▶ **Do this**: Pictures are not part of the copy. Retype the lines from the first one through the line that contains "(13,782) -- cycle;".

▶ **Information provided**:

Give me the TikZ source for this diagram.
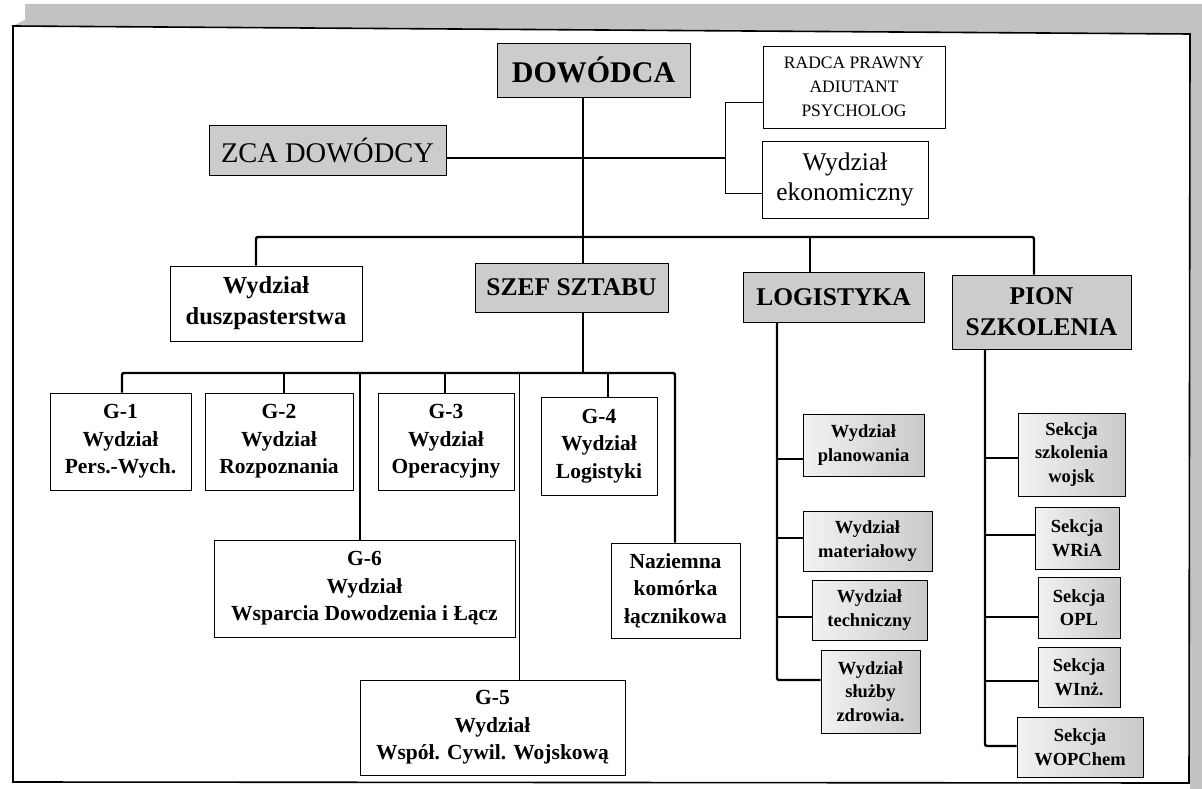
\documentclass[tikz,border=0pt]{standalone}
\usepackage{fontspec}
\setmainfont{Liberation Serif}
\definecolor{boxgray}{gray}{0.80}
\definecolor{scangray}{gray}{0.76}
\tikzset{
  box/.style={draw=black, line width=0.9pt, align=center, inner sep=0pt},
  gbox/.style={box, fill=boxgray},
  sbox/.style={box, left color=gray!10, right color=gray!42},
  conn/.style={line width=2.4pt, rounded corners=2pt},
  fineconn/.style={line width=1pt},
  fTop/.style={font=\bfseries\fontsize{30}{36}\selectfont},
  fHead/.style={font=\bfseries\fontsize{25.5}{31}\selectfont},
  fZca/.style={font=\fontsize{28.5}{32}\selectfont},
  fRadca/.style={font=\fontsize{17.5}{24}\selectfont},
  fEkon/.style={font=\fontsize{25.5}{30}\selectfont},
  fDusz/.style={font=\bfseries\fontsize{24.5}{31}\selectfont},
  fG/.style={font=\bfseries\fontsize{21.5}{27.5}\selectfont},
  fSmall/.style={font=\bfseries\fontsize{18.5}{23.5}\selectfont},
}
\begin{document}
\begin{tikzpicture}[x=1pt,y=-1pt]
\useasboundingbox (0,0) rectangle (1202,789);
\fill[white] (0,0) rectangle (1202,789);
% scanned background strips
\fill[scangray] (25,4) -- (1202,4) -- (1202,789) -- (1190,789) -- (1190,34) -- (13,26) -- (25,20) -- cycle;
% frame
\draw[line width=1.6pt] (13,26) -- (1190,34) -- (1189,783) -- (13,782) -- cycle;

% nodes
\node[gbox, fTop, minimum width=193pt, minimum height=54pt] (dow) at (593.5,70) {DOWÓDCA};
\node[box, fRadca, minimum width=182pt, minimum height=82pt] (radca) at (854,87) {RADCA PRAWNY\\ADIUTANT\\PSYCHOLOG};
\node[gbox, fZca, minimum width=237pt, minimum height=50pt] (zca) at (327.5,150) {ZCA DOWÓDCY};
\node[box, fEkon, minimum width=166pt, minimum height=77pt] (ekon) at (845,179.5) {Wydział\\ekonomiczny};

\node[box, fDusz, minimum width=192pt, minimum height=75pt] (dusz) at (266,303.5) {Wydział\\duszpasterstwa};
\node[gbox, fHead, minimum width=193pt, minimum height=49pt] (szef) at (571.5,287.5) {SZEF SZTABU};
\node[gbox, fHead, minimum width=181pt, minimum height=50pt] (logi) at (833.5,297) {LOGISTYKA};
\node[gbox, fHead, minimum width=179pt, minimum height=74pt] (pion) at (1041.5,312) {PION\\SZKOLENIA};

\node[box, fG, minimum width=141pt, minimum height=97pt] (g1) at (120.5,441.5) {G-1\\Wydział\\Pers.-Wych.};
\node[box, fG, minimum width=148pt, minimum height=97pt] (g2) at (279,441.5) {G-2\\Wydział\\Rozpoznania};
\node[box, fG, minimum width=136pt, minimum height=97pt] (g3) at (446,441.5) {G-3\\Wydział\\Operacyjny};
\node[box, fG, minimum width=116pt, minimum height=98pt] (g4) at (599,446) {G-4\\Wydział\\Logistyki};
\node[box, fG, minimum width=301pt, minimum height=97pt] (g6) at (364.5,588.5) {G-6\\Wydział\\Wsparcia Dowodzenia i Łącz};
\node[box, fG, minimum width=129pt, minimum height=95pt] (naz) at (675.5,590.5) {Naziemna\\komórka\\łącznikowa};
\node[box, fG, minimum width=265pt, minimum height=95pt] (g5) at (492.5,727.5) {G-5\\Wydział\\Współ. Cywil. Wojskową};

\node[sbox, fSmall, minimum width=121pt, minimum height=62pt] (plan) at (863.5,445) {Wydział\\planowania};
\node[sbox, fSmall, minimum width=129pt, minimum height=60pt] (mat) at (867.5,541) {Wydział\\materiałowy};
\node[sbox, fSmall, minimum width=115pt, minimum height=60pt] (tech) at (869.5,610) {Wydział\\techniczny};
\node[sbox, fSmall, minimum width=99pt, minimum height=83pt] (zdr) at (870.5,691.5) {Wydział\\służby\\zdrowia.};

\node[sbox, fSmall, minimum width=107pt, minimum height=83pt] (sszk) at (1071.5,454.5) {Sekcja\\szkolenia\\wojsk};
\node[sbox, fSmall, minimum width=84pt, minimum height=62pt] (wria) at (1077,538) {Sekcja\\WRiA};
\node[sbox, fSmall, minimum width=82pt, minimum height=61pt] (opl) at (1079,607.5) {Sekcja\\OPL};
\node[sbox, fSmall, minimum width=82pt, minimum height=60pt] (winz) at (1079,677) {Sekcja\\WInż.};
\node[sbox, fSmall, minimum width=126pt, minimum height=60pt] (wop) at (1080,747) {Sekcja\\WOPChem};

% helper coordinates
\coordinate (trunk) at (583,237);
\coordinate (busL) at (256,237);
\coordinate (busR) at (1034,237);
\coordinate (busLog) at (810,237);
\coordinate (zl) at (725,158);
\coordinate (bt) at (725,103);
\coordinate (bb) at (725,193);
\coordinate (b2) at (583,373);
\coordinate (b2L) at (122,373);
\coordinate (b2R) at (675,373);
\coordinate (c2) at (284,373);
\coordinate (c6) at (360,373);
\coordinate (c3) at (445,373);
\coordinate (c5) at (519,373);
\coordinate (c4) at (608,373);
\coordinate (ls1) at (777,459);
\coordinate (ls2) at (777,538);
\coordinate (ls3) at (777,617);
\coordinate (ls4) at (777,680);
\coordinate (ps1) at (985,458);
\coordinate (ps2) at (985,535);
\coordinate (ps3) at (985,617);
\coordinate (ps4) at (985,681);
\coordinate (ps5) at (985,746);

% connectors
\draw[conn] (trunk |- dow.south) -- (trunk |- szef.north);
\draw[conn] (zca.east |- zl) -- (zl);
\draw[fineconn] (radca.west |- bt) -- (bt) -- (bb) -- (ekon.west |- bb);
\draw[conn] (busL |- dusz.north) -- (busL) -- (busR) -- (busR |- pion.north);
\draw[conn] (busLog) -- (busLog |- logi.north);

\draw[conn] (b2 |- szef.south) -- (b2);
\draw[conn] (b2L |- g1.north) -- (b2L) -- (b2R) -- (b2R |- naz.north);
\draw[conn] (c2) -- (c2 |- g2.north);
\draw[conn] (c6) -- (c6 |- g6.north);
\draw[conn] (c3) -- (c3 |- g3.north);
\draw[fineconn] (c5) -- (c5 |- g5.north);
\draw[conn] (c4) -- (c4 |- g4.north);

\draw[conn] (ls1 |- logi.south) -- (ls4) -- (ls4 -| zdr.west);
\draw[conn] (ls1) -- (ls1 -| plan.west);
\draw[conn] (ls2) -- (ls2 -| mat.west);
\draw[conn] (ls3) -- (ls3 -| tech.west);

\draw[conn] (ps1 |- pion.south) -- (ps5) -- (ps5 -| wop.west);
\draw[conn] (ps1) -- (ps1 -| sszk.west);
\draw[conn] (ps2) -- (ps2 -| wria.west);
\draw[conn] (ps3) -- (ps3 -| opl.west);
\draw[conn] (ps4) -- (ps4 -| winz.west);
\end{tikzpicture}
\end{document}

▶ **Task response**:
Give me the TikZ source for this diagram.
\documentclass[tikz,border=0pt]{standalone}
\usepackage{fontspec}
\setmainfont{Liberation Serif}
\definecolor{boxgray}{gray}{0.80}
\definecolor{scangray}{gray}{0.76}
\tikzset{
  box/.style={draw=black, line width=0.9pt, align=center, inner sep=0pt},
  gbox/.style={box, fill=boxgray},
  sbox/.style={box, left color=gray!10, right color=gray!42},
  conn/.style={line width=2.4pt, rounded corners=2pt},
  fineconn/.style={line width=1pt},
  fTop/.style={font=\bfseries\fontsize{30}{36}\selectfont},
  fHead/.style={font=\bfseries\fontsize{25.5}{31}\selectfont},
  fZca/.style={font=\fontsize{28.5}{32}\selectfont},
  fRadca/.style={font=\fontsize{17.5}{24}\selectfont},
  fEkon/.style={font=\fontsize{25.5}{30}\selectfont},
  fDusz/.style={font=\bfseries\fontsize{24.5}{31}\selectfont},
  fG/.style={font=\bfseries\fontsize{21.5}{27.5}\selectfont},
  fSmall/.style={font=\bfseries\fontsize{18.5}{23.5}\selectfont},
}
\begin{document}
\begin{tikzpicture}[x=1pt,y=-1pt]
\useasboundingbox (0,0) rectangle (1202,789);
\fill[white] (0,0) rectangle (1202,789);
% scanned background strips
\fill[scangray] (25,4) -- (1202,4) -- (1202,789) -- (1190,789) -- (1190,34) -- (13,26) -- (25,20) -- cycle;
% frame
\draw[line width=1.6pt] (13,26) -- (1190,34) -- (1189,783) -- (13,782) -- cycle;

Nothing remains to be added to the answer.